Elas no protagonismo feminino 

A pesquisa de Lorena Zomer começou no Museu do Imigrante Holandês de Arapoti. “Me incomodou muito o fato das mulheres não aparecerem nem na exposição, nem no enredo do Museu”, conta. A partir de entrevistas que fez com as mulheres, para compreender qual era o lugar delas naquele espaço, Lorena começou a debater o espaço da mulher na memória, em relação a objetos, vivências e memória social. “Em uma dessas entrevistas, eu fui para minha pesquisa mais atual, que é o Quilombo de Arapoti”. A Comunidade Quilombola Família Xavier é a 38ª comunidade reconhecida pela Fundação Cultural Palmares no Paraná. A Família Xavier era umas das mais importantes do Paraná, e todas as pessoas que pertenciam a eles eram da família Xavier, conforme explica Lorena. 

“Esta família perdeu a sua relação com o espaço no último século e foi se espalhando por todo o Paraná, e agora estão em processo de aquilombamento, e isso é liderado por mulheres”, explica. Aquilombamento é o processo em que pessoas se reconhecem como comunidade e, como tal, têm manifestações sociais e culturais próprias, uma tecnologia ancestral que sobrevive nas periferias e comunidades. “Eles perderam completamente o direito quando eles foram expulsos de lá, e agora este processo de retorno e de conquistas de direitos está sendo liderado pelas mulheres do Quilombo”.

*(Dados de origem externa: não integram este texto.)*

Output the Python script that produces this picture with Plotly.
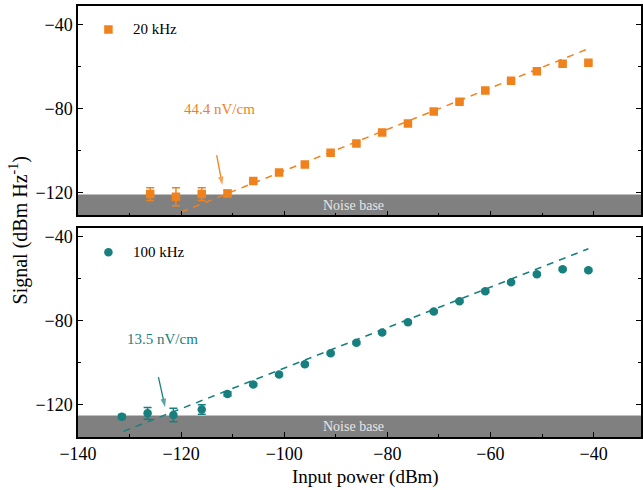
import plotly.graph_objects as go
from plotly.subplots import make_subplots

# ---- data ----
top_x = [-126, -121, -116, -111, -106, -101, -96, -91, -86, -81, -76, -71, -66, -61, -56, -51, -46, -41]
top_y = [-120.8, -122.1, -120.8, -120.5, -114.6, -110.5, -106.7, -101.0, -96.7, -91.4, -87.1,
         -81.4, -76.7, -71.4, -66.7, -62.2, -58.6, -58.1]
top_err = [3.0, 4.3, 3.0, 1.5, 0.8, 0.6, 0.6, 0.6, 0.6, 0.6, 0.6, 0.6, 0.6, 0.6, 0.6, 0.6, 0.8, 0.6]

bot_x = [-131.5, -126.5, -121.5, -116, -111, -106, -101, -96, -91, -86, -81, -76, -71, -66,
         -61, -56, -51, -46, -41]
bot_y = [-125.9, -124.3, -125.1, -122.5, -115.1, -110.6, -105.8, -100.9, -95.7, -90.7, -85.8,
         -80.9, -75.8, -70.9, -66.1, -61.9, -58.1, -55.7, -56.1]
bot_err = [1.0, 2.8, 3.2, 2.3, 1.0, 0.6, 0.6, 0.6, 0.6, 0.6, 0.6, 0.6, 0.6, 0.6, 0.6, 0.6, 0.6, 0.6, 0.6]

fit_top_x = [-120, -41]
fit_top_y = [-129.4, -51.4]
fit_bot_x = [-131.2, -41]
fit_bot_y = [-132.9, -45.9]

arrow_top_x = [-113.1, -112.0]
arrow_top_y = [-102.2, -116.5]
arrow_bot_x = [-124.4, -123.1]
arrow_bot_y = [-107.1, -121.4]

noise_top = -121
noise_bot = -125.4

xrange_ = [-140, -30.8]
yrange_top = [-131, -31]
yrange_bot = [-135.6, -35.8]

orange = "#F0821E"
teal = "#17807F"
font_family = "Liberation Serif"

fig = make_subplots(rows=2, cols=1, shared_xaxes=False, vertical_spacing=0.028)

fig.add_trace(go.Scatter(x=fit_top_x, y=fit_top_y, mode="lines",
                         line=dict(color=orange, width=1.5, dash="7px,6px"), showlegend=False),
              row=1, col=1)
fig.add_trace(go.Scatter(x=top_x, y=top_y, mode="markers",
                         marker=dict(symbol="square", size=8.5, color=orange),
                         error_y=dict(type="data", array=top_err, color=orange, thickness=1.5, width=4),
                         showlegend=False), row=1, col=1)

fig.add_trace(go.Scatter(x=fit_bot_x, y=fit_bot_y, mode="lines",
                         line=dict(color=teal, width=1.5, dash="7px,6px"), showlegend=False),
              row=2, col=1)
fig.add_trace(go.Scatter(x=bot_x, y=bot_y, mode="markers",
                         marker=dict(symbol="circle", size=8.5, color=teal),
                         error_y=dict(type="data", array=bot_err, color=teal, thickness=1.5, width=4),
                         showlegend=False), row=2, col=1)

# arrows (line + arrowhead marker)
fig.add_trace(go.Scatter(x=arrow_top_x, y=arrow_top_y, mode="lines+markers",
                         line=dict(color=orange, width=1.3),
                         marker=dict(symbol=["circle", "arrow"], size=[0, 9], angleref="previous",
                                     color=orange, line_width=0),
                         showlegend=False), row=1, col=1)
fig.add_trace(go.Scatter(x=arrow_bot_x, y=arrow_bot_y, mode="lines+markers",
                         line=dict(color=teal, width=1.3),
                         marker=dict(symbol=["circle", "arrow"], size=[0, 9], angleref="previous",
                                     color=teal, line_width=0),
                         showlegend=False), row=2, col=1)

# noise bands
fig.add_shape(type="rect", xref="x domain", yref="y", x0=0, x1=1, y0=yrange_top[0], y1=noise_top,
              fillcolor="#808080", line_width=0, layer="below")
fig.add_shape(type="rect", xref="x2 domain", yref="y2", x0=0, x1=1, y0=yrange_bot[0], y1=noise_bot,
              fillcolor="#808080", line_width=0, layer="below")

axis_common = dict(showline=True, linecolor="black", linewidth=1.5, ticks="inside", ticklen=5,
                   tickwidth=1.2, tickcolor="black", showgrid=False, zeroline=False, automargin=False,
                   tickfont=dict(family=font_family, size=18, color="black"))

for r in (1, 2):
    fig.update_xaxes(range=xrange_, dtick=20, tick0=-140, mirror=True,
                     minor=dict(ticks="inside", ticklen=3, dtick=10, tickcolor="black"),
                     showticklabels=(r == 2), row=r, col=1, **axis_common)
fig.update_yaxes(range=yrange_top, dtick=40, tick0=-120, mirror="ticks",
                 minor=dict(ticks="inside", ticklen=3, dtick=20, tickcolor="black"),
                 row=1, col=1, **axis_common)
fig.update_yaxes(range=yrange_bot, dtick=40, tick0=-120, mirror="ticks",
                 minor=dict(ticks="inside", ticklen=3, dtick=20, tickcolor="black"),
                 row=2, col=1, **axis_common)

annotations = [
    dict(x=-86.6, y=-126.2, xref="x", yref="y", text="Noise base", showarrow=False,
         font=dict(family=font_family, size=14, color="#E6E6E6")),
    dict(x=-86.6, y=-130.6, xref="x2", yref="y2", text="Noise base", showarrow=False,
         font=dict(family=font_family, size=14, color="#E6E6E6")),
    dict(x=-112.5, y=-80, xref="x", yref="y", text="44.4 nV/cm", showarrow=False,
         font=dict(family=font_family, size=15, color=orange)),
    dict(x=-123.7, y=-88.7, xref="x2", yref="y2", text="13.5 nV/cm", showarrow=False,
         font=dict(family=font_family, size=15, color=teal)),
    dict(x=-129.8, y=-42.2, xref="x", yref="y", text="20 kHz", showarrow=False, xanchor="left",
         font=dict(family=font_family, size=15, color="black")),
    dict(x=-129.8, y=-47.6, xref="x2", yref="y2", text="100 kHz", showarrow=False, xanchor="left",
         font=dict(family=font_family, size=15, color="black")),
    dict(x=-0.106, y=0.48, xref="paper", yref="paper", xanchor="center", yanchor="middle",
         text="Signal (dBm Hz<sup>-1</sup>)",
         showarrow=False, textangle=-90, font=dict(family=font_family, size=20, color="black")),
    dict(x=0.511, y=-0.093, xref="paper", yref="paper", xanchor="center", yanchor="middle",
         text="Input power (dBm)",
         showarrow=False, font=dict(family=font_family, size=19, color="black")),
]

fig.add_trace(go.Scatter(x=[-134.1], y=[-42.2], mode="markers",
                         marker=dict(symbol="square", size=8.5, color=orange), showlegend=False),
              row=1, col=1)
fig.add_trace(go.Scatter(x=[-134.1], y=[-47.6], mode="markers",
                         marker=dict(symbol="circle", size=8.5, color=teal), showlegend=False),
              row=2, col=1)

fig.update_layout(width=643, height=490, margin=dict(l=78, r=2, t=6, b=53, autoexpand=False),
                  plot_bgcolor="white", paper_bgcolor="white", annotations=annotations,
                  font=dict(family=font_family), showlegend=False)

fig.write_html("out.html", config={"displayModeBar": False},
               post_script="document.body.style.margin='0px';")
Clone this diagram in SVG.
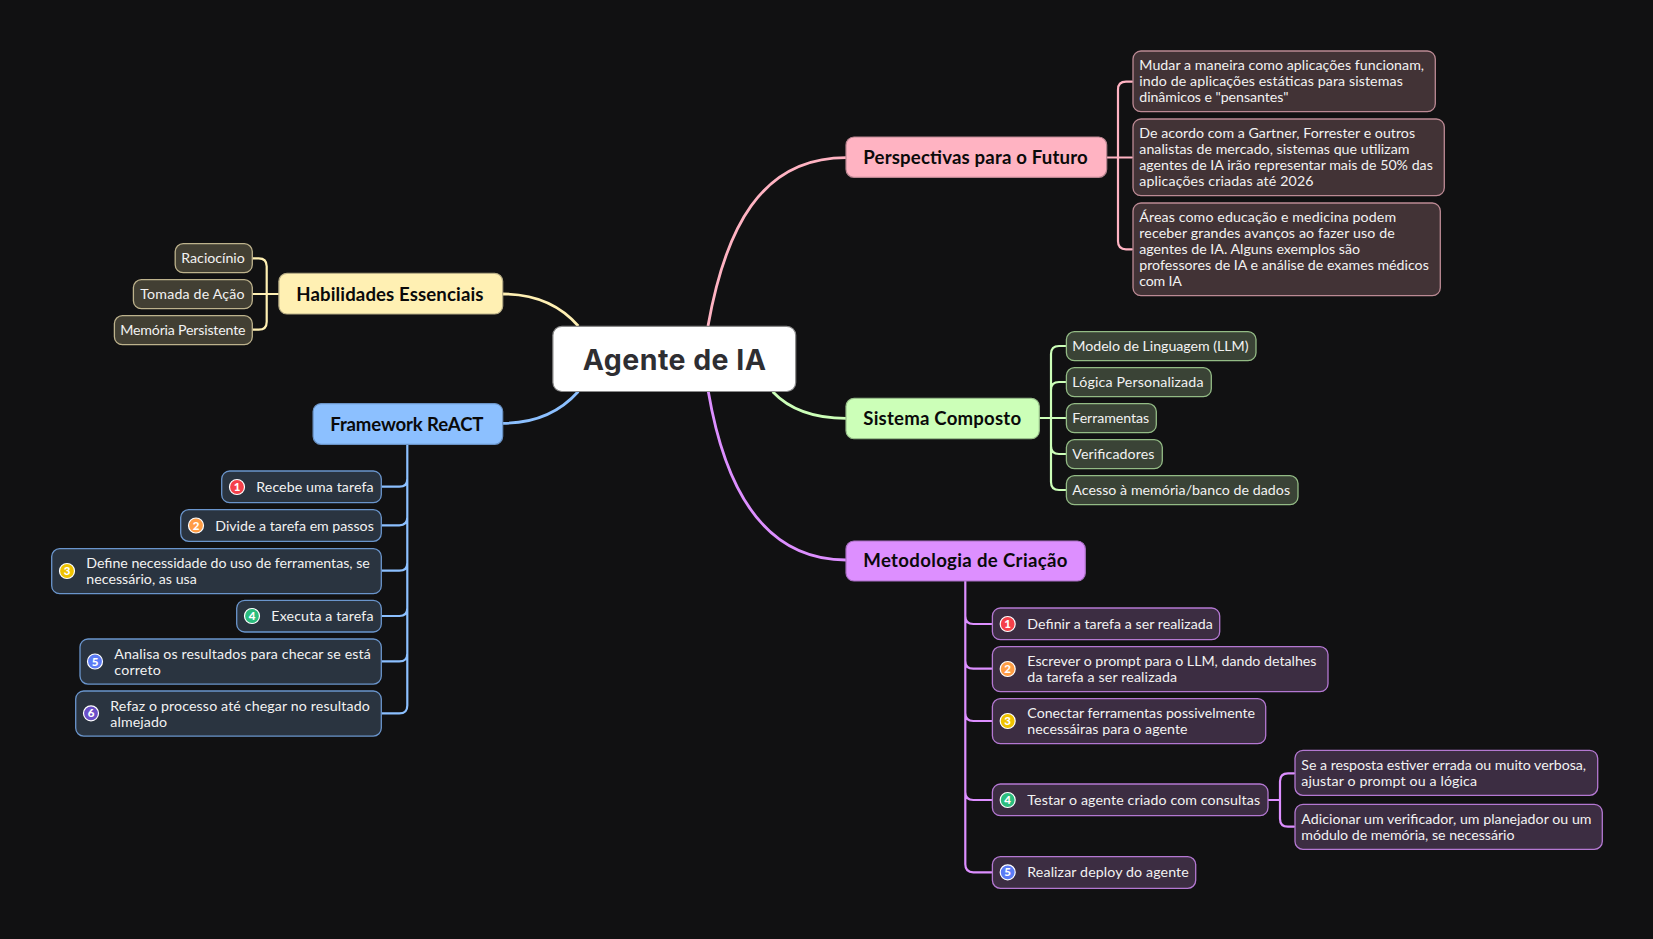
<svg xmlns="http://www.w3.org/2000/svg" width="1653" height="939" viewBox="0 0 1653 939">
<style>
text{font-family:"Lato","Noto Sans",sans-serif}
.t{font-size:14.2px;fill:#f2f2f2;transform:translate(-.4px,-.5px)}
.m{font-size:18.6px;font-weight:700;fill:#0a0a0a;transform:translateX(-.4px)}
.d{font-size:11.5px;font-weight:900;fill:#fff;text-anchor:middle}
.i{stroke:#fff;stroke-width:1.2}
.l{stroke-width:1.3}
.h{stroke-width:1.2}
.c{fill:none;stroke-width:2.2;stroke-linecap:round}
.k{fill:none;stroke-width:2.8}
.y .l{fill:#423f33;stroke:#bdb28c}.y .h{fill:#fff0b3;stroke:#b8ad85}
.b .l{fill:#2a3440;stroke:#6a95cc}.b .h{fill:#8cc0ff;stroke:#6a93c6}
.p .l{fill:#423336;stroke:#bc8a94}.p .h{fill:#ffb3c2;stroke:#b98590}
.g .l{fill:#3a4336;stroke:#93bb85}.g .h{fill:#ccffb8;stroke:#98bf8a}
.v .l{fill:#3c2d42;stroke:#b478d2}.v .h{fill:#dd8fff;stroke:#a86fc2}
</style>
<rect width="1653" height="939" fill="#111112"/>
<g id="connectors">
<g stroke="#ffb3c2">
<path class="k" d="M708 326C725 230 760 157.7 846 157.7"/>
<path class="c" d="M1132 81.7H1126Q1118 81.7 1118 89.7V241.3Q1118 249.3 1126 249.3H1132M1106.5 157.5H1132"/>
</g>
<g stroke="#ccffb8">
<path class="k" d="M772.7 391.7C790 410 815 418.3 846 418.3"/>
<path class="c" d="M1065.5 346H1059Q1051 346 1051 354V482Q1051 490 1059 490H1065.5M1039 418H1065.5M1065.5 382H1059Q1051 382 1051 390M1065.5 454H1059Q1051 454 1051 446"/>
</g>
<g stroke="#dd8fff">
<path class="k" d="M708.3 391.5C725 490 765 560 846 560"/>
<path class="c" d="M965.3 581V864.3Q965.3 872.3 973.3 872.3H991.5M991.5 624H973.3Q965.3 624 965.3 616M991.5 668.7H973.3Q965.3 668.7 965.3 660.7M991.5 721H973.3Q965.3 721 965.3 713M991.5 800H973.3Q965.3 800 965.3 792"/>
<path class="c" d="M1294 773.3H1288Q1280 773.3 1280 781.3V818.7Q1280 826.7 1288 826.7H1294M1268 800H1280"/>
</g>
<g stroke="#fff0b3">
<path class="k" d="M502.7 294C535 294 560 305 578.3 326"/>
<path class="c" d="M252.5 258.3H258.7Q266.7 258.3 266.7 266.3V321.7Q266.7 329.7 258.7 329.7H252.5M252.5 294H278.5"/>
</g>
<g stroke="#8cc0ff">
<path class="k" d="M502.7 423.3C535 423.3 560 412 578.3 391.5"/>
<path class="c" d="M407.3 444V705.4Q407.3 713.4 399.3 713.4H381.5M381.5 486.7H399.3Q407.3 486.7 407.3 478.7M381.5 525.3H399.3Q407.3 525.3 407.3 517.3M381.5 570.7H399.3Q407.3 570.7 407.3 562.7M381.5 616H399.3Q407.3 616 407.3 608M381.5 661.4H399.3Q407.3 661.4 407.3 653.4"/>
</g>
</g>
<g id="root"><rect x="552.9" y="326.3" width="242.8" height="65.2" rx="9" fill="#fff" stroke="#8a8a8a" stroke-width="1.2"/><text x="582.7" y="369.6" style="font-family:Inter,'Noto Sans',sans-serif" font-size="28.5" font-weight="700" fill="#2e2e32" textLength="183.3">Agente de IA</text></g>

<g class="p">
<g id="perspectivas"><rect class="h" x="846" y="137" width="260.7" height="40.3" rx="8"/><text class="m" x="863.7" y="163.7" textLength="224.5">Perspectivas para o Futuro</text></g>
<g id="p1"><rect class="l" x="1133" y="51" width="302.3" height="60.7" rx="8"/><text class="t" x="1139.7" y="70.7" textLength="284.8">Mudar a maneira como aplicações funcionam,</text><text class="t" x="1139.7" y="86.7" textLength="263.5">indo de aplicações estáticas para sistemas</text><text class="t" x="1139.7" y="102.7" textLength="149.2">dinâmicos e "pensantes"</text></g>
<g id="p2"><rect class="l" x="1133" y="119" width="311.3" height="76.7" rx="8"/><text class="t" x="1139.7" y="138.3" textLength="275.8">De acordo com a Gartner, Forrester e outros</text><text class="t" x="1139.7" y="154.3" textLength="270.2">analistas de mercado, sistemas que utilizam</text><text class="t" x="1139.7" y="170.3" textLength="293.5">agentes de IA irão representar mais de 50% das</text><text class="t" x="1139.7" y="186.3" textLength="174.2">aplicações criadas até 2026</text></g>
<g id="p3"><rect class="l" x="1133" y="203" width="307.3" height="92.7" rx="8"/><text class="t" x="1139.7" y="222.7" textLength="256.8">Áreas como educação e medicina podem</text><text class="t" x="1139.7" y="238.7" textLength="255.5">receber grandes avanços ao fazer uso de</text><text class="t" x="1139.7" y="254.7" textLength="220.8">agentes de IA. Alguns exemplos são</text><text class="t" x="1139.7" y="270.7" textLength="289.5">professores de IA e análise de exames médicos</text><text class="t" x="1139.7" y="286.7" textLength="42.5">com IA</text></g>
</g>

<g class="g">
<g id="sistema"><rect class="h" x="846" y="398.3" width="193.3" height="40.4" rx="8"/><text class="m" x="863.7" y="425" textLength="157.8">Sistema Composto</text></g>
<g id="s1"><rect class="l" x="1066.4" y="331.6" width="189.6" height="29.1" rx="8"/><text class="t" x="1072.7" y="351.7" textLength="176.2">Modelo de Linguagem (LLM)</text></g>
<g id="s2"><rect class="l" x="1066.4" y="367.6" width="144.9" height="29.1" rx="8"/><text class="t" x="1072.7" y="387.7" textLength="131.2">Lógica Personalizada</text></g>
<g id="s3"><rect class="l" x="1066.4" y="403.6" width="89.9" height="29.1" rx="8"/><text class="t" x="1072.7" y="423.7" textLength="76.8">Ferramentas</text></g>
<g id="s4"><rect class="l" x="1066.4" y="439.6" width="95.9" height="29.1" rx="8"/><text class="t" x="1072.7" y="459.7" textLength="82.2">Verificadores</text></g>
<g id="s5"><rect class="l" x="1066.4" y="475.6" width="231.6" height="29.1" rx="8"/><text class="t" x="1072.7" y="495.7" textLength="217.8">Acesso à memória/banco de dados</text></g>
</g>

<g class="v">
<g id="metodologia"><rect class="h" x="846" y="541" width="239.3" height="40" rx="8"/><text class="m" x="863.7" y="567" textLength="204.2">Metodologia de Criação</text></g>
<g id="m1"><rect class="l" x="992.4" y="608" width="227.3" height="31.7" rx="8"/><circle class="i" cx="1007.7" cy="624" r="7.5" fill="#f5404a"/><text class="d" x="1007.7" y="628">1</text><text class="t" x="1027.7" y="629" textLength="185.5">Definir a tarefa a ser realizada</text></g>
<g id="m2"><rect class="l" x="992.4" y="646.6" width="335.6" height="45.1" rx="8"/><circle class="i" cx="1007.7" cy="669" r="7.5" fill="#ff9d45"/><text class="d" x="1007.7" y="673">2</text><text class="t" x="1027.7" y="666" textLength="289.2">Escrever o prompt para o LLM, dando detalhes</text><text class="t" x="1027.7" y="682" textLength="149.8">da tarefa a ser realizada</text></g>
<g id="m3"><rect class="l" x="992.4" y="698.6" width="273.3" height="45.1" rx="8"/><circle class="i" cx="1007.7" cy="721" r="7.5" fill="#eec200"/><text class="d" x="1007.7" y="725">3</text><text class="t" x="1027.7" y="718" textLength="227.8">Conectar ferramentas possivelmente</text><text class="t" x="1027.7" y="734" textLength="160.2">necessáiras para o agente</text></g>
<g id="m4"><rect class="l" x="992.4" y="784" width="275.6" height="31.7" rx="8"/><circle class="i" cx="1007.7" cy="800" r="7.5" fill="#2bbd7e"/><text class="d" x="1007.7" y="804">4</text><text class="t" x="1027.7" y="805" textLength="232.8">Testar o agente criado com consultas</text></g>
<g id="m5"><rect class="l" x="992.4" y="856.6" width="203.3" height="31.7" rx="8"/><circle class="i" cx="1007.7" cy="872.3" r="7.5" fill="#5b7bf5"/><text class="d" x="1007.7" y="876.3">5</text><text class="t" x="1027.7" y="877.7" textLength="161.5">Realizar deploy do agente</text></g>
<g id="m41"><rect class="l" x="1295" y="750.3" width="302.7" height="45.1" rx="8"/><text class="t" x="1301.7" y="770.7" textLength="284.8">Se a resposta estiver errada ou muito verbosa,</text><text class="t" x="1301.7" y="786.7" textLength="175.8">ajustar o prompt ou a lógica</text></g>
<g id="m42"><rect class="l" x="1295" y="804.3" width="307.3" height="45.1" rx="8"/><text class="t" x="1301.7" y="824.7" textLength="290.2">Adicionar um verificador, um planejador ou um</text><text class="t" x="1301.7" y="840.7" textLength="213.2">módulo de memória, se necessário</text></g>
</g>

<g class="y">
<g id="habilidades"><rect class="h" x="278.9" y="273.3" width="223.8" height="40.7" rx="8"/><text class="m" x="296.7" y="300.5" textLength="187.2">Habilidades Essenciais</text></g>
<g id="h1"><rect class="l" x="175.2" y="243.6" width="77.1" height="29.1" rx="8"/><text class="t" x="181.7" y="263.3" textLength="63.5">Raciocínio</text></g>
<g id="h2"><rect class="l" x="133.4" y="279.6" width="118.9" height="29.1" rx="8"/><text class="t" x="140.7" y="299.3" textLength="104.2">Tomada de Ação</text></g>
<g id="h3"><rect class="l" x="114.4" y="315.6" width="137.9" height="29.1" rx="8"/><text class="t" x="120.7" y="335.3" textLength="125.2">Memória Persistente</text></g>
</g>

<g class="b">
<g id="framework"><rect class="h" x="313.1" y="403.6" width="189.6" height="40.7" rx="8"/><text class="m" x="330.7" y="431" textLength="153.2">Framework ReACT</text></g>
<g id="f1"><rect class="l" x="221.7" y="471" width="159.6" height="31.7" rx="8"/><circle class="i" cx="237" cy="487" r="7.5" fill="#f5404a"/><text class="d" x="237" y="491">1</text><text class="t" x="256.7" y="492.3" textLength="117.2">Recebe uma tarefa</text></g>
<g id="f2"><rect class="l" x="180.7" y="509.6" width="200.6" height="31.7" rx="8"/><circle class="i" cx="196" cy="525.5" r="7.5" fill="#ff9d45"/><text class="d" x="196" y="529.5">2</text><text class="t" x="215.7" y="531" textLength="158.5">Divide a tarefa em passos</text></g>
<g id="f3"><rect class="l" x="51.7" y="548.6" width="329.6" height="45.1" rx="8"/><circle class="i" cx="67" cy="571" r="7.5" fill="#eec200"/><text class="d" x="67" y="575">3</text><text class="t" x="86.7" y="568.3" textLength="283.5">Define necessidade do uso de ferramentas, se</text><text class="t" x="86.7" y="584.3" textLength="110.5">necessário, as usa</text></g>
<g id="f4"><rect class="l" x="236.7" y="600.3" width="144.6" height="31.7" rx="8"/><circle class="i" cx="252" cy="616" r="7.5" fill="#2bbd7e"/><text class="d" x="252" y="620">4</text><text class="t" x="271.7" y="621.5" textLength="102.2">Executa a tarefa</text></g>
<g id="f5"><rect class="l" x="80" y="639" width="301.3" height="45.1" rx="8"/><circle class="i" cx="95" cy="661.5" r="7.5" fill="#5b7bf5"/><text class="d" x="95" y="665.5">5</text><text class="t" x="114.7" y="659" textLength="256.5">Analisa os resultados para checar se está</text><text class="t" x="114.7" y="675" textLength="46.5">correto</text></g>
<g id="f6"><rect class="l" x="75.7" y="691" width="305.6" height="45.1" rx="8"/><circle class="i" cx="91" cy="713.3" r="7.5" fill="#6a4fc8"/><text class="d" x="91" y="717.3">6</text><text class="t" x="110.7" y="711.5" textLength="259.5">Refaz o processo até chegar no resultado</text><text class="t" x="110.7" y="727.5" textLength="56.8">almejado</text></g>
</g>
</svg>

Ser mulher e pesquisar sobre mulheres, para a professora dos cursos de História da UEPG, tem uma estreita relação com as minorias, “porque apesar de nós mulheres hoje estarmos em todos os lugares, nós ainda morremos e apanhamos dos companheiros, ainda somos demitidas depois da licença maternidade e ainda somos questionadas por nossas roupas”. São vários os motivos para debater sobre gênero em contextos sociais, culturais e políticos. “Não é um sexo ou a construção da ideia de um sexo que nos define daquilo que nós podemos fazer, então acho que essas pesquisas devem continuar, mas principalmente elas devem beneficiar pessoas que ainda não adquiriram uma equidade social, tanto as mulheres quanto outros grupos que são minorizados”, completa.